Figure scripts:
* * * * *

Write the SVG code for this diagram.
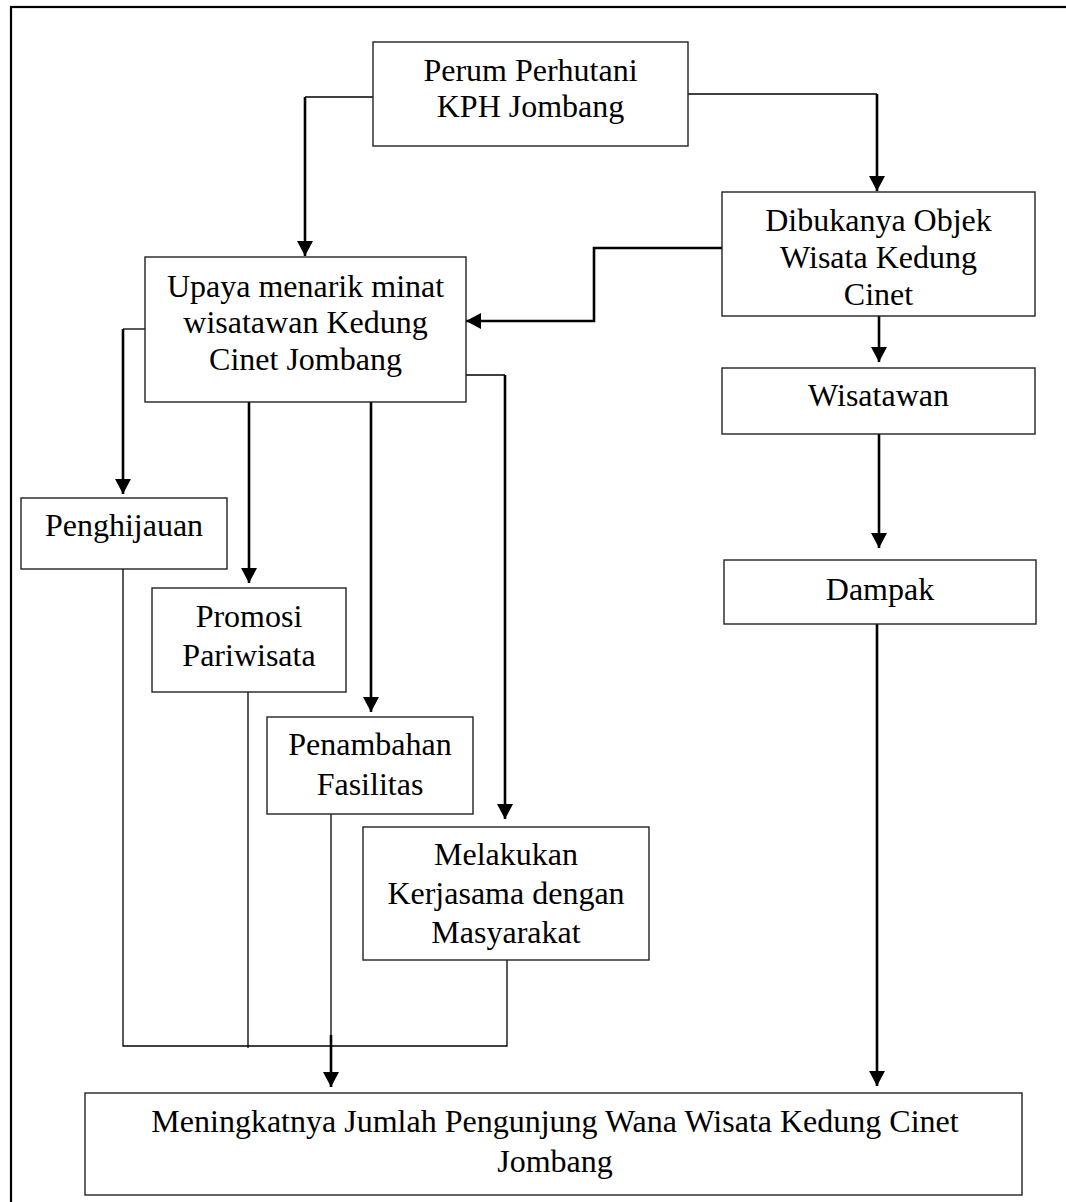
<svg xmlns="http://www.w3.org/2000/svg" width="1066" height="1202" viewBox="0 0 1066 1202">
<style>
.box{fill:#fff;stroke:#222;stroke-width:1.4}
.t{font-family:"Liberation Serif","Times New Roman",serif;font-size:32px;fill:#000;text-anchor:middle}
.thin{fill:none;stroke:#000;stroke-width:1.3}
.thick{fill:none;stroke:#000;stroke-width:2.6}
.arr{marker-end:url(#ah)}
</style>
<defs>
<marker id="ah" markerUnits="userSpaceOnUse" markerWidth="16" markerHeight="16" refX="15" refY="8" orient="auto">
<path d="M0,0 L15,8 L0,16 z" fill="#000"/>
</marker>
</defs>
<rect x="11" y="7" width="1100" height="1250" fill="none" stroke="#000" stroke-width="2.2"/>
<g id="connectors">
<path class="thin" d="M373 97 H305"/>
<path class="thick arr" d="M305 97 V256"/>
<path class="thin" d="M688 94 H877"/>
<path class="thick arr" d="M877 94 V191"/>
<path class="thick arr" d="M722 248 H594 V321 H466"/>
<path class="thick arr" d="M879 316 V362"/>
<path class="thick arr" d="M879 434 V548"/>
<path class="thick arr" d="M877 624 V1086"/>
<path class="thin" d="M145 329 H123"/>
<path class="thick arr" d="M123 329 V494"/>
<path class="thick arr" d="M249 402 V583"/>
<path class="thick arr" d="M371 402 V712"/>
<path class="thin" d="M466 375 H505"/>
<path class="thick arr" d="M505 375 V819"/>
<path class="thin" d="M123 569 V1046 H507 V960"/>
<path class="thin" d="M248 692 V1048"/>
<path class="thin" d="M331 814 V1035"/>
<path class="thick arr" d="M331 1035 V1087"/>
</g>
<g id="perum">
<rect class="box" x="373" y="42" width="315" height="104"/>
<text class="t" x="530.5" y="81">Perum Perhutani</text>
<text class="t" x="530.5" y="117">KPH Jombang</text>
</g>
<g id="dibukanya">
<rect class="box" x="722" y="192" width="313" height="124"/>
<text class="t" x="878.5" y="231">Dibukanya Objek</text>
<text class="t" x="878.5" y="268">Wisata Kedung</text>
<text class="t" x="878.5" y="305">Cinet</text>
</g>
<g id="upaya">
<rect class="box" x="145" y="257" width="321" height="145"/>
<text class="t" x="305.5" y="297">Upaya menarik minat</text>
<text class="t" x="305.5" y="333">wisatawan Kedung</text>
<text class="t" x="305.5" y="370">Cinet Jombang</text>
</g>
<g id="wisatawan">
<rect class="box" x="722" y="368" width="313" height="66"/>
<text class="t" x="878.5" y="406">Wisatawan</text>
</g>
<g id="dampak">
<rect class="box" x="724" y="560" width="312" height="64"/>
<text class="t" x="880" y="600">Dampak</text>
</g>
<g id="penghijauan">
<rect class="box" x="21" y="498" width="206" height="71"/>
<text class="t" x="124" y="536">Penghijauan</text>
</g>
<g id="promosi">
<rect class="box" x="152" y="588" width="194" height="104"/>
<text class="t" x="249" y="627">Promosi</text>
<text class="t" x="249" y="666">Pariwisata</text>
</g>
<g id="penambahan">
<rect class="box" x="267" y="717" width="206" height="97"/>
<text class="t" x="370" y="755">Penambahan</text>
<text class="t" x="370" y="795">Fasilitas</text>
</g>
<g id="melakukan">
<rect class="box" x="363" y="827" width="286" height="133"/>
<text class="t" x="506" y="865">Melakukan</text>
<text class="t" x="506" y="904">Kerjasama dengan</text>
<text class="t" x="506" y="943">Masyarakat</text>
</g>
<g id="final">
<rect class="box" x="85" y="1093" width="937" height="102"/>
<text class="t" x="555" y="1132">Meningkatnya Jumlah Pengunjung Wana Wisata Kedung Cinet</text>
<text class="t" x="555" y="1172">Jombang</text>
</g>
</svg>
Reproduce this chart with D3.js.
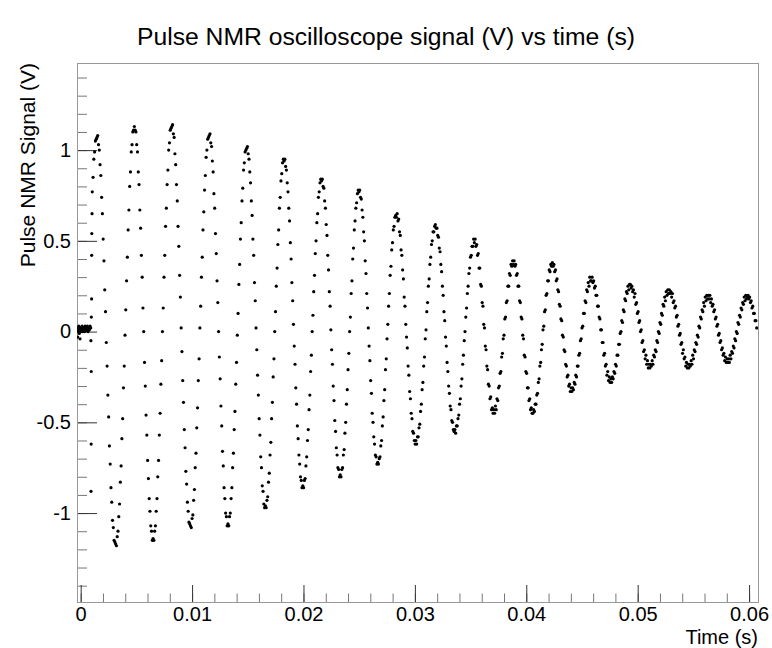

* * * * *

WRITTEN PROBLEM —
Except for the pictures, give all the material above again verbatim.

OUTPUT FOR THIS EXERCISE —
Write the SVG code for this diagram.
<svg xmlns="http://www.w3.org/2000/svg" width="1066" height="1202" viewBox="0 0 1066 1202">
<style>
.box{fill:#fff;stroke:#222;stroke-width:1.4}
.t{font-family:"Liberation Serif","Times New Roman",serif;font-size:32px;fill:#000;text-anchor:middle}
.thin{fill:none;stroke:#000;stroke-width:1.3}
.thick{fill:none;stroke:#000;stroke-width:2.6}
.arr{marker-end:url(#ah)}
</style>
<defs>
<marker id="ah" markerUnits="userSpaceOnUse" markerWidth="16" markerHeight="16" refX="15" refY="8" orient="auto">
<path d="M0,0 L15,8 L0,16 z" fill="#000"/>
</marker>
</defs>
<rect x="11" y="7" width="1100" height="1250" fill="none" stroke="#000" stroke-width="2.2"/>
<g id="connectors">
<path class="thin" d="M373 97 H305"/>
<path class="thick arr" d="M305 97 V256"/>
<path class="thin" d="M688 94 H877"/>
<path class="thick arr" d="M877 94 V191"/>
<path class="thick arr" d="M722 248 H594 V321 H466"/>
<path class="thick arr" d="M879 316 V362"/>
<path class="thick arr" d="M879 434 V548"/>
<path class="thick arr" d="M877 624 V1086"/>
<path class="thin" d="M145 329 H123"/>
<path class="thick arr" d="M123 329 V494"/>
<path class="thick arr" d="M249 402 V583"/>
<path class="thick arr" d="M371 402 V712"/>
<path class="thin" d="M466 375 H505"/>
<path class="thick arr" d="M505 375 V819"/>
<path class="thin" d="M123 569 V1046 H507 V960"/>
<path class="thin" d="M248 692 V1048"/>
<path class="thin" d="M331 814 V1035"/>
<path class="thick arr" d="M331 1035 V1087"/>
</g>
<g id="perum">
<rect class="box" x="373" y="42" width="315" height="104"/>
<text class="t" x="530.5" y="81">Perum Perhutani</text>
<text class="t" x="530.5" y="117">KPH Jombang</text>
</g>
<g id="dibukanya">
<rect class="box" x="722" y="192" width="313" height="124"/>
<text class="t" x="878.5" y="231">Dibukanya Objek</text>
<text class="t" x="878.5" y="268">Wisata Kedung</text>
<text class="t" x="878.5" y="305">Cinet</text>
</g>
<g id="upaya">
<rect class="box" x="145" y="257" width="321" height="145"/>
<text class="t" x="305.5" y="297">Upaya menarik minat</text>
<text class="t" x="305.5" y="333">wisatawan Kedung</text>
<text class="t" x="305.5" y="370">Cinet Jombang</text>
</g>
<g id="wisatawan">
<rect class="box" x="722" y="368" width="313" height="66"/>
<text class="t" x="878.5" y="406">Wisatawan</text>
</g>
<g id="dampak">
<rect class="box" x="724" y="560" width="312" height="64"/>
<text class="t" x="880" y="600">Dampak</text>
</g>
<g id="penghijauan">
<rect class="box" x="21" y="498" width="206" height="71"/>
<text class="t" x="124" y="536">Penghijauan</text>
</g>
<g id="promosi">
<rect class="box" x="152" y="588" width="194" height="104"/>
<text class="t" x="249" y="627">Promosi</text>
<text class="t" x="249" y="666">Pariwisata</text>
</g>
<g id="penambahan">
<rect class="box" x="267" y="717" width="206" height="97"/>
<text class="t" x="370" y="755">Penambahan</text>
<text class="t" x="370" y="795">Fasilitas</text>
</g>
<g id="melakukan">
<rect class="box" x="363" y="827" width="286" height="133"/>
<text class="t" x="506" y="865">Melakukan</text>
<text class="t" x="506" y="904">Kerjasama dengan</text>
<text class="t" x="506" y="943">Masyarakat</text>
</g>
<g id="final">
<rect class="box" x="85" y="1093" width="937" height="102"/>
<text class="t" x="555" y="1132">Meningkatnya Jumlah Pengunjung Wana Wisata Kedung Cinet</text>
<text class="t" x="555" y="1172">Jombang</text>
</g>
</svg>
Reproduce this chart with D3.js.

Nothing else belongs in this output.